View Full Version : Copyright violations - search engine ignoring META ROBOTS NOARCHIVE

03-13-2007, 09:17 AM
I discovered yesterday that the "search engine" http://www.hereuare.com is linking to and serving up cached copies of webpages in its search results even when said pages use the META ROBOTS NOARCHIVE instruction. What is particularly interesting is that it appears that they are using DMOZ as the root source for their "index/directory" but not crediting DMOZ. I say this, because I'm observing an uncanny correlation between my pages that are in the HereUare archive and my pages that are linked to by DMOZ. I've also discovered that Google is indexing the archived copies of other people's webpages (this is how I discovered this was happening).

If you are like me and prohibit search engines from serving up cached versions of your webpages, you should do a search to find out how many pages from your site this search engine is caching. You should also send HereUare and their upstream web hosting firm a DMCA cease and desist notice.

HereUare.com's web hosting provider is Above.net and the copyright agent for Above.net is:

Robert Sokota, Esq.
General Counsel
AboveNet Communications, Inc.
360 Hamilton Avenue
White Plains, New York 10601

HereUare should not be allowed to get away with flaunting copyright laws and ignoring the META ROBOTS NOARCHIVE instruction. Maybe if enough of us complain to Above.net we can get them shut down until they clean up their act. :flare:

03-13-2007, 01:40 PM
Why don't you want search engines caching your website?

03-13-2007, 02:56 PM

03-13-2007, 04:21 PM
Why would they scrape the cache? To avoid detection?

03-13-2007, 05:00 PM
Simply put I don't allow SE's to cache my site, I don't need a reason for this. The site in question totally ignores the META ROBOTS NOARCHIVE instruction, which removes any "fair use" copyright defense they might have. In addition, I'm very certain that they grabbed all of the DMOZ directory database and do not provide credit as is required.

The "SE" in question is nothing more than a large scale site scraper that does not respect copyrights disguised as a search engine. They need to be brought to their knees or at least made to comply with the norms of SE behavior in regards to caching webpages and using the DMOZ directory.

03-14-2007, 12:16 PM
So yesterday I went through and compiled a list of URLs of pages the SE in question had cached from my site and built up a list of over 700 URLs that were cached copies of my site. I believe that they are actually caching my entire site ~20,000 pages, but I think the list I compiled was enough to prove willful infringement. I am now sending the list along with a notarized DMCA take down notice to the copyright agent for their web hosting provider.

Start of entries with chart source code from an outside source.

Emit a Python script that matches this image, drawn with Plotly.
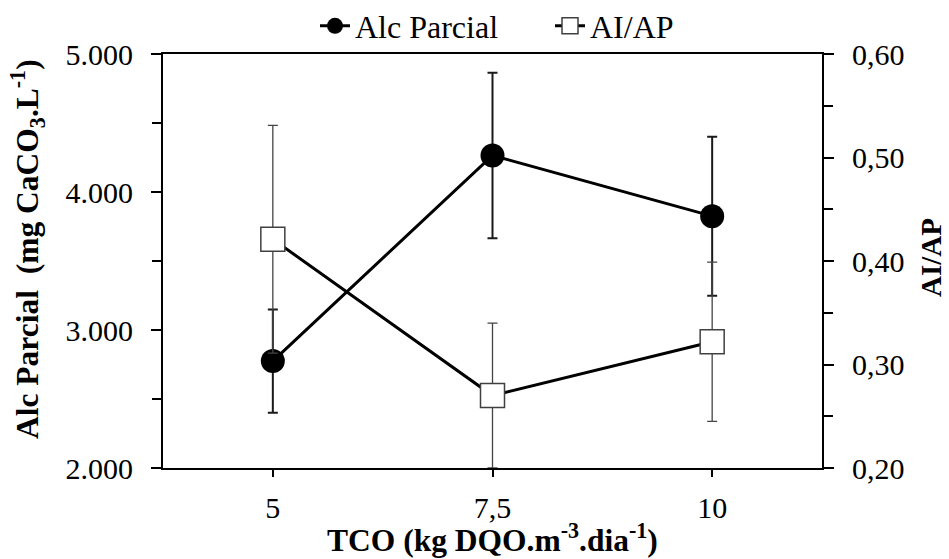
import plotly.graph_objects as go

# Data
tco = ["5", "7,5", "10"]
alc_parcial = [2775, 4265, 3825]
alc_err = [374, 600, 576]
ai_ap = [0.421, 0.270, 0.322]
ai_ap_err = [0.110, 0.070, 0.077]

left_ticks = [2000, 3000, 4000, 5000]
right_ticks = [0.2, 0.3, 0.4, 0.5, 0.6]

FONT = "Liberation Serif"
W, H = 949, 559
ML, MR, MT, MB = 163, 127, 54, 91

fig = go.Figure()

fig.add_trace(go.Scatter(
    x=tco, y=alc_parcial, name="Alc Parcial", mode="lines+markers",
    line=dict(color="black", width=3),
    marker=dict(symbol="circle", size=24, color="black"),
    error_y=dict(type="data", array=alc_err, visible=True,
                 color="#1a1a1a", thickness=2, width=5),
    yaxis="y",
))

fig.add_trace(go.Scatter(
    x=tco, y=ai_ap, name="AI/AP", mode="lines+markers",
    line=dict(color="black", width=3),
    marker=dict(symbol="square", size=24, color="white",
                line=dict(color="#404040", width=1.5)),
    error_y=dict(type="data", array=ai_ap_err, visible=True,
                 color="#444444", thickness=1.3, width=5),
    yaxis="y2",
))

axis_common = dict(showgrid=False, zeroline=False, showline=True,
                   linecolor="black", linewidth=2, ticks="outside",
                   tickcolor="black", tickwidth=1.5, automargin=False,
                   tickfont=dict(family=FONT, size=30, color="black"))


def px_x(px):
    return (px - ML) / (W - ML - MR)


def px_y(py):
    return (H - MB - py) / (H - MT - MB)


fig.update_layout(
    width=W, height=H,
    margin=dict(l=ML, r=MR, t=MT, b=MB, autoexpand=False),
    paper_bgcolor="white", plot_bgcolor="white",
    separators=",.",
    font=dict(family=FONT, color="black"),
    showlegend=True,
    legend=dict(orientation="h", xref="container", yref="container",
                x=550 / W, y=1 - 26 / H, xanchor="center",
                yanchor="middle", font=dict(family=FONT, size=32),
                itemwidth=30, entrywidth=190, entrywidthmode="pixels",
                bgcolor="rgba(0,0,0,0)"),
    xaxis=dict(type="category", range=[-0.5, 2.5], mirror=True,
               ticklen=7, ticklabelstandoff=5, **axis_common),
    yaxis=dict(range=[2000, 5000], tickvals=left_ticks, tickformat=",.0f",
               ticklen=10, ticklabelstandoff=12,
               minor=dict(dtick=500, ticks="outside", ticklen=9,
                          tickcolor="black", tickwidth=1.5),
               **axis_common),
    yaxis2=dict(range=[0.2, 0.6], tickvals=right_ticks, tickformat=".2f",
                overlaying="y", side="right", ticklen=10, ticklabelstandoff=12,
                minor=dict(dtick=0.05, ticks="outside", ticklen=9,
                           tickcolor="black", tickwidth=1.5),
                **axis_common),
    annotations=[
        dict(text="<b>TCO (kg DQO.m<sup>-3</sup>.dia<sup>-1</sup>)</b>",
             xref="paper", yref="paper", x=px_x(492), y=px_y(538),
             xanchor="center", yanchor="middle", showarrow=False,
             font=dict(family=FONT, size=31.5, color="black")),
        dict(text="<b>Alc Parcial  (mg CaCO<sub>3</sub>.L<sup>-1</sup>)</b>",
             xref="paper", yref="paper", x=px_x(27), y=px_y(249),
             xanchor="center", yanchor="middle", textangle=-90, showarrow=False,
             font=dict(family=FONT, size=31.5, color="black")),
        dict(text="<b>AI/AP</b>",
             xref="paper", yref="paper", x=px_x(931), y=px_y(258),
             xanchor="center", yanchor="middle", textangle=-90, showarrow=False,
             font=dict(family=FONT, size=29, color="black")),
    ],
)

fig.write_html("out.html",
               config={"displayModeBar": False},
               post_script="document.body.style.margin='0';")
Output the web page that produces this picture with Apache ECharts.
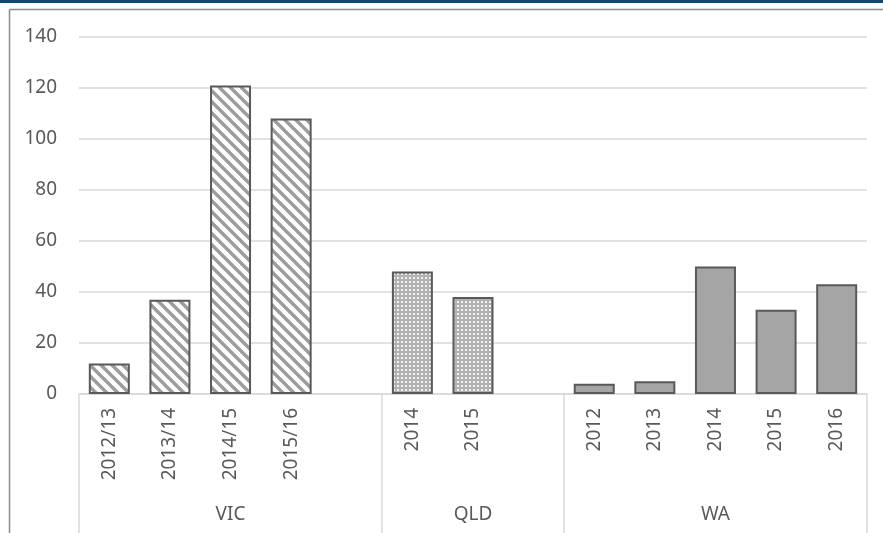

To think all they needed to do was simply respect the META ROBOTS NOARCHIVE instruction and there would have been no problems. It just floors me that someone who apparently wants to become a "legitimate" SE didn't implement such a simple detail. It really makes you wonder. :confused:

03-16-2007, 10:09 PM
Guys what Ken is saying is that their scraped cached page is actually being indexed and they are getting traffic from copying his pages if I understand right.

This is an old trick that some directories used in the old days, get suckers to submit their meta data, then the directory ends up ranking for those terms many times ahead of the website itself or in place of the website.

Ken I think you should file a major lawsuit, DMCA is strong and you could end up in the news and get some publicity for this claim, with the right law firm maybe you could win a financial settlement too!

03-17-2007, 08:57 AM
Anthony, you understand everything correctly.

I sent the perp an email cease and desist notice and when I didn't hear from them after a couple of days I mailed an DMCA take down notice to their network provider (the owner of their IP address). I included a 16 page table of urls for infringing copies and their corresponding page on my site. I listed around 700 offending URLs, but I suspect the number was closer to 20,000 - 40,000 offending pages.

I now have to wait and see what happens.

03-17-2007, 09:25 AM
I would find an IP law firm and file a lawsuit against the company and the host Ken, you need to do this ASAP.

If you need a law firm that handles this sort of case let me know!

03-17-2007, 10:25 AM
If I need to go as far as bringing in an IP law firm, I will, but normally I follow the practice of issuing a cease and desist notice to the offender, then if I get no response a DMCA take down notice to their provider. I've never had to proceed beyond a DMCA take down notice.